Problem details: Locate every line in the records below that contains the word "chart", and copy each one.

Listed entries:

-- start --

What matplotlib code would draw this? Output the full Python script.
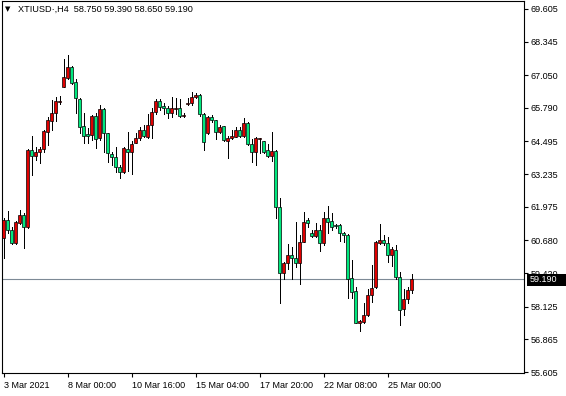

-- end --
-- start --

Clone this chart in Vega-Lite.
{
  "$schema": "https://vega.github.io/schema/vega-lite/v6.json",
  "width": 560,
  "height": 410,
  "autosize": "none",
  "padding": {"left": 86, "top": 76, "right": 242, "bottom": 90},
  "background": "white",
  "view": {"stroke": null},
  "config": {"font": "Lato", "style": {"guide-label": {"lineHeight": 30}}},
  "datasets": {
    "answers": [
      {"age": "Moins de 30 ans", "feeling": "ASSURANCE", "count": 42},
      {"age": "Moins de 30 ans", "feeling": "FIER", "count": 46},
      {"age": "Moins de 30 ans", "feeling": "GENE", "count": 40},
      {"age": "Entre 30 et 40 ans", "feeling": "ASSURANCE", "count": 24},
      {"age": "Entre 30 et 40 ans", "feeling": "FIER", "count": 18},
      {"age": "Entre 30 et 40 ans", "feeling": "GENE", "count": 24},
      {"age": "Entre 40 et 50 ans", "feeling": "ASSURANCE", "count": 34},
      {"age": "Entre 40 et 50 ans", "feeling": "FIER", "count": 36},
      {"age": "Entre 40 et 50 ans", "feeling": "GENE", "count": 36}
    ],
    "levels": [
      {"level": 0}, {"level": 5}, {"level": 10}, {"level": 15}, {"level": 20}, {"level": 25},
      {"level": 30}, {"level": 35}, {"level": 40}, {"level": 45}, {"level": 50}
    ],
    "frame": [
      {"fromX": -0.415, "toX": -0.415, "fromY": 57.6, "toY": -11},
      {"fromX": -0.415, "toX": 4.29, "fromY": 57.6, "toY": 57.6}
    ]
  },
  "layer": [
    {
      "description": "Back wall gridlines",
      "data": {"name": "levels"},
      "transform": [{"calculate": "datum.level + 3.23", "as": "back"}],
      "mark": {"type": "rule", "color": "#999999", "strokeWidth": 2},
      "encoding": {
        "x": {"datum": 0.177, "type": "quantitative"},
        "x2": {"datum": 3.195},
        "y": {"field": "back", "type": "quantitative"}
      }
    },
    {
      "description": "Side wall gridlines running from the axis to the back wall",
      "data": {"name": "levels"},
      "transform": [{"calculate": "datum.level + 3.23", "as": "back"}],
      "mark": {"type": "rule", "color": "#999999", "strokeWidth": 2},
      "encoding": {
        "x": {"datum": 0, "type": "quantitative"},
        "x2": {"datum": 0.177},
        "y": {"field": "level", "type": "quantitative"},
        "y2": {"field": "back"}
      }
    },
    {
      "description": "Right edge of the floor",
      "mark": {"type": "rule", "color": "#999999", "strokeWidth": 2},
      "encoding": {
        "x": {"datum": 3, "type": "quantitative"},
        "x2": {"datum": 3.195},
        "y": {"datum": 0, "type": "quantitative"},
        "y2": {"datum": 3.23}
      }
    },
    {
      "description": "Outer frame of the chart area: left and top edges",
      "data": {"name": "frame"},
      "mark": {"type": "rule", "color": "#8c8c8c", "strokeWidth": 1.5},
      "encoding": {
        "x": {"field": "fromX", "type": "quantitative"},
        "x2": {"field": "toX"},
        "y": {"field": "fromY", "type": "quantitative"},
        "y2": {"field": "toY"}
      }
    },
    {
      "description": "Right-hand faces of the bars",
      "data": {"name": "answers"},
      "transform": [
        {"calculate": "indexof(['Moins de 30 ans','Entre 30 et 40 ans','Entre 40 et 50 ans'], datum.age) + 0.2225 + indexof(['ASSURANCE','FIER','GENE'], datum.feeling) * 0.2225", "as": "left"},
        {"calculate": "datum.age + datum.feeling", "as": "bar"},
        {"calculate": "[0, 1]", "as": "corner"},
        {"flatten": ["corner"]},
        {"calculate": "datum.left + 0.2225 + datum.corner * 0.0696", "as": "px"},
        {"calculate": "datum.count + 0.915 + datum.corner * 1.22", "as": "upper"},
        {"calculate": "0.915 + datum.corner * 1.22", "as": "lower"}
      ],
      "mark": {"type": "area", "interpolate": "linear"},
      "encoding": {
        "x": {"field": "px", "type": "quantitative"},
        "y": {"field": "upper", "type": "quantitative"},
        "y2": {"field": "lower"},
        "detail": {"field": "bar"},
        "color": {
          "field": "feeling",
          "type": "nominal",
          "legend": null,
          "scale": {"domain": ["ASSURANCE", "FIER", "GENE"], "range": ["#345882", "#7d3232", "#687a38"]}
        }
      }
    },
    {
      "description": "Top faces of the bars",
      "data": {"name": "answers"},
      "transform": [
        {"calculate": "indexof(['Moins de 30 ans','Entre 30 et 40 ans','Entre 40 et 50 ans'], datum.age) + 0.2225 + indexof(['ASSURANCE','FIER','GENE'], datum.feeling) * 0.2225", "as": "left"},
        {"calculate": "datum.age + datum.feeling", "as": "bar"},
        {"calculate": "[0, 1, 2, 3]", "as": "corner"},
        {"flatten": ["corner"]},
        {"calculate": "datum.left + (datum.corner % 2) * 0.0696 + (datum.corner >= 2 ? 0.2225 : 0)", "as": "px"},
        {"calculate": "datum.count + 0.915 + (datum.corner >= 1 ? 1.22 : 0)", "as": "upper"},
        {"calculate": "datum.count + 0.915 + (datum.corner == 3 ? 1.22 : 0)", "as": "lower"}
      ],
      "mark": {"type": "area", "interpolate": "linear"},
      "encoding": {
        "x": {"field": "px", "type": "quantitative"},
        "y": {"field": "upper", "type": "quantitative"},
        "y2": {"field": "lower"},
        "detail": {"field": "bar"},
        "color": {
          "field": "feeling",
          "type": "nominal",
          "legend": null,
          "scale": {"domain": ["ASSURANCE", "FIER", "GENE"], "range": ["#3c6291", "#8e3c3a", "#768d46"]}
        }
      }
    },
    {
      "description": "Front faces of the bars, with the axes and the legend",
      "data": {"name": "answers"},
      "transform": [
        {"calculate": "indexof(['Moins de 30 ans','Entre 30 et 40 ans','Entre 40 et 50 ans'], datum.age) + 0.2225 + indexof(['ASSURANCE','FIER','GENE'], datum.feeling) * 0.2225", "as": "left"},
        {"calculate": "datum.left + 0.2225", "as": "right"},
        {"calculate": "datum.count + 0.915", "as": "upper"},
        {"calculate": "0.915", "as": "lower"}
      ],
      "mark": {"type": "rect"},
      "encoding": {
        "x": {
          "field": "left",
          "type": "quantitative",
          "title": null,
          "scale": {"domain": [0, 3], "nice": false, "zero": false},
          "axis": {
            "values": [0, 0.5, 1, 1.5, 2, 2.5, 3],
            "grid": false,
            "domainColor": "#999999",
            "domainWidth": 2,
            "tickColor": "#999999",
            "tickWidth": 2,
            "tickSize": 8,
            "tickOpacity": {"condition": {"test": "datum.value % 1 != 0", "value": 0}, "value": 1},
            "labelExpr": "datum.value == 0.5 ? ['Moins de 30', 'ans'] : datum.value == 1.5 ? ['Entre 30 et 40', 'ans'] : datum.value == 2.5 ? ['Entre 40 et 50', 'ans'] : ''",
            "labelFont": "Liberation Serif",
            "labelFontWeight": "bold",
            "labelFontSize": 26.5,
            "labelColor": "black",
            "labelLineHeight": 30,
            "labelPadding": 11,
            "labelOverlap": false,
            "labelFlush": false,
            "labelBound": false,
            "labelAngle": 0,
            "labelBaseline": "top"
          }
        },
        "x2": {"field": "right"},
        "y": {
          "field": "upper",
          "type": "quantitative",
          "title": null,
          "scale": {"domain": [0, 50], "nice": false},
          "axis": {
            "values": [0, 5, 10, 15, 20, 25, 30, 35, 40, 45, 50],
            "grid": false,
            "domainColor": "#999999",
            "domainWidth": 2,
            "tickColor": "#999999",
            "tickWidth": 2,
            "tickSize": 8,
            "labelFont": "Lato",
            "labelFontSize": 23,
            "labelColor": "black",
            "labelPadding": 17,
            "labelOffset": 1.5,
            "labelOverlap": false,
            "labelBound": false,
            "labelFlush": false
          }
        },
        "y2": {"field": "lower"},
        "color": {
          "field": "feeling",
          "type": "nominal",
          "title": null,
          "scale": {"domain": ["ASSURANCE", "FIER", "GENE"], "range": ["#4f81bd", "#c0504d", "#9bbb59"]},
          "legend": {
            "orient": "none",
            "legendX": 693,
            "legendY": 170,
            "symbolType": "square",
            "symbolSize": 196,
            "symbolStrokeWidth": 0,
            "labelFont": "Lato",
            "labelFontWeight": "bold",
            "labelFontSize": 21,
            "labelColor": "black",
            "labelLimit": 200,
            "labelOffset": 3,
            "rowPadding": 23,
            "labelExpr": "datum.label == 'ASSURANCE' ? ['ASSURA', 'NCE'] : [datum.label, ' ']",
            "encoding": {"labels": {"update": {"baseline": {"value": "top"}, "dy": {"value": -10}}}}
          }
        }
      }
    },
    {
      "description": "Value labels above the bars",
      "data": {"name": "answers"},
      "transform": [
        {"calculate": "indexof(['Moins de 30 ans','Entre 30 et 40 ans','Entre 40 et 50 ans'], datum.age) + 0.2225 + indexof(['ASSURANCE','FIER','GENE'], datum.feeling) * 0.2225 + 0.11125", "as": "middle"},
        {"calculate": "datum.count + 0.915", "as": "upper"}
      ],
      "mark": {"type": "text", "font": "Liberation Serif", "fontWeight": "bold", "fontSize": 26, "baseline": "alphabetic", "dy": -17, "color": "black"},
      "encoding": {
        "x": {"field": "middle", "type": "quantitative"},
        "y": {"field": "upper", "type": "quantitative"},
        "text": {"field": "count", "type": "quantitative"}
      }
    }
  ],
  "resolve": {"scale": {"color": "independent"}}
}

-- end --
-- start --

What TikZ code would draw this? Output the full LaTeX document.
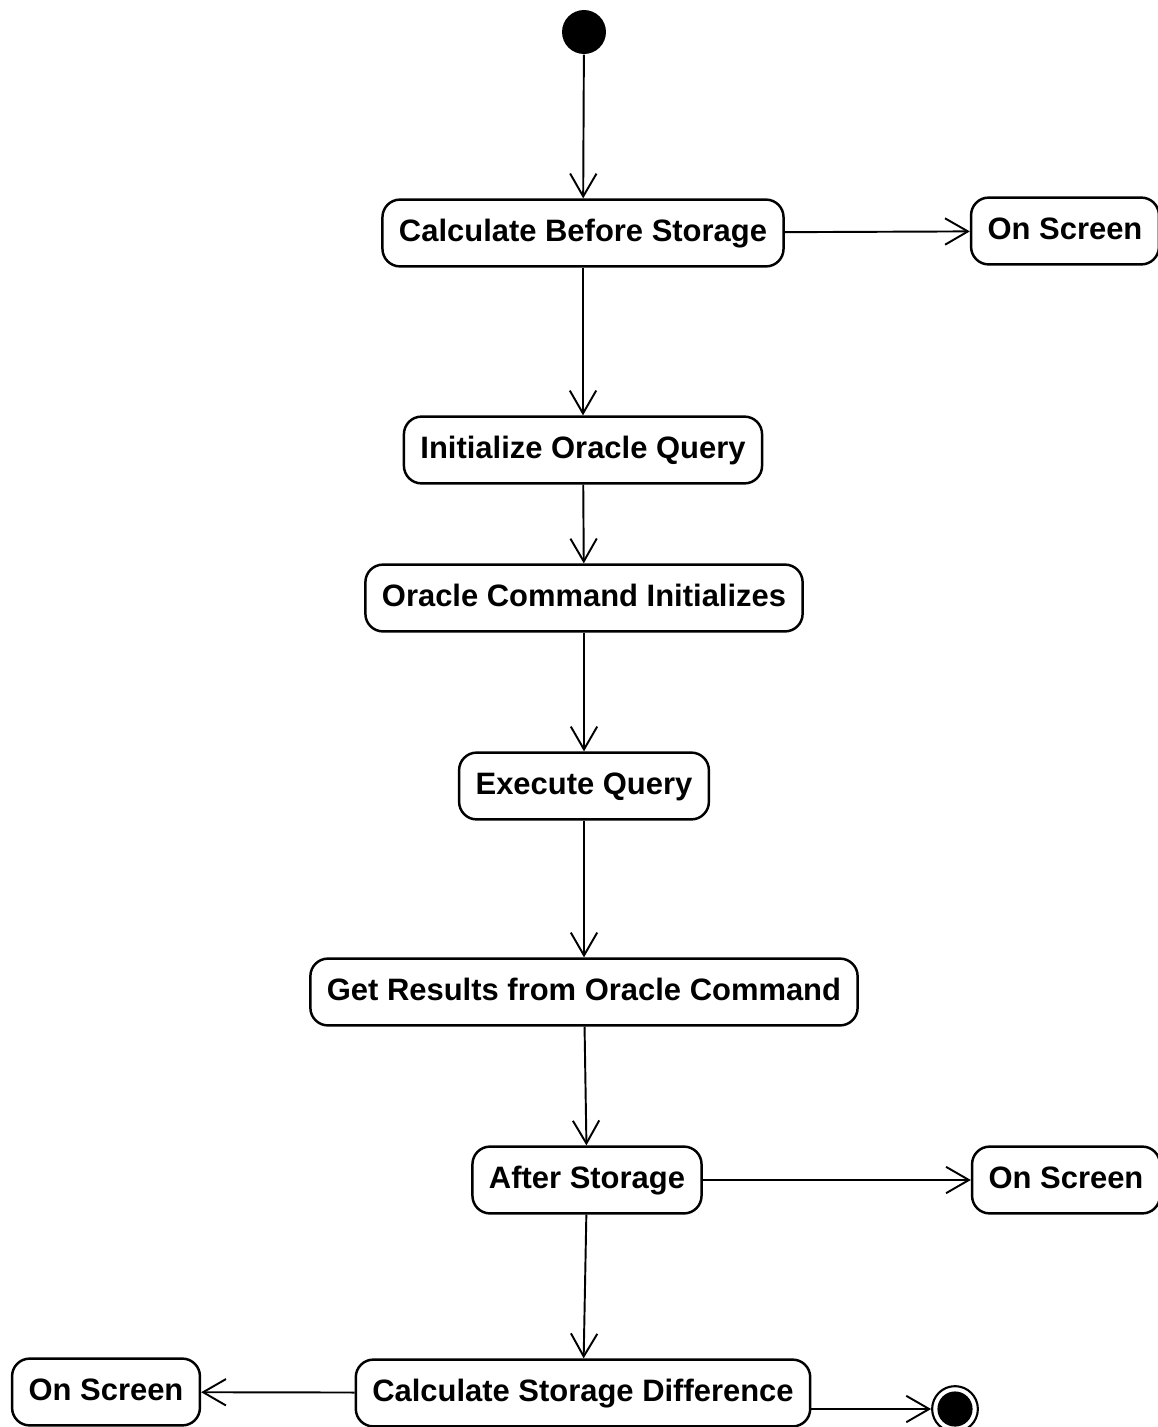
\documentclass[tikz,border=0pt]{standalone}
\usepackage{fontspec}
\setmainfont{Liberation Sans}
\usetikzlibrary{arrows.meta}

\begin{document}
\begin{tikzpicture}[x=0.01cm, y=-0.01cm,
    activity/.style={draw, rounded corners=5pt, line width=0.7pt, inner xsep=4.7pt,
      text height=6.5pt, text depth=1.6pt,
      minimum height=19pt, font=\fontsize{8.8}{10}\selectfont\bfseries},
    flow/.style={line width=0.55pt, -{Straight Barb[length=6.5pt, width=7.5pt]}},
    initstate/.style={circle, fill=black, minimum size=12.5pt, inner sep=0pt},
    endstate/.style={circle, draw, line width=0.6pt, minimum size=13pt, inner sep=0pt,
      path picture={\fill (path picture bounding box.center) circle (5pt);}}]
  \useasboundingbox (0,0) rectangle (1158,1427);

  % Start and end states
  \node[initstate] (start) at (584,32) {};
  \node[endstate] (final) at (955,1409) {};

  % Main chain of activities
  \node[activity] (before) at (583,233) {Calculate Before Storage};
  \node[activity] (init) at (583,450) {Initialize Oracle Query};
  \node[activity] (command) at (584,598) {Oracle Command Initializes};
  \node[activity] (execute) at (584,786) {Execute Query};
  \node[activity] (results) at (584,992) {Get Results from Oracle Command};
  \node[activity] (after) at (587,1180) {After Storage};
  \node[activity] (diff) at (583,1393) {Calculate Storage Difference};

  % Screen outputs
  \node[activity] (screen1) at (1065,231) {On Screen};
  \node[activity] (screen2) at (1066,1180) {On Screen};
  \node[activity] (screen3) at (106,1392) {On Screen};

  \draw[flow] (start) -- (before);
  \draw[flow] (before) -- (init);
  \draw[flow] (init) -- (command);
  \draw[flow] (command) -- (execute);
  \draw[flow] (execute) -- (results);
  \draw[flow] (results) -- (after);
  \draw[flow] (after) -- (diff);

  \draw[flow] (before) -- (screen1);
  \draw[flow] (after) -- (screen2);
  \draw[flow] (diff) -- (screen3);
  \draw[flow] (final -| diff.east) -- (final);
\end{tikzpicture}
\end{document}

-- end --

Task result:
Clone this chart in Vega-Lite.
      "description": "Outer frame of the chart area: left and top edges",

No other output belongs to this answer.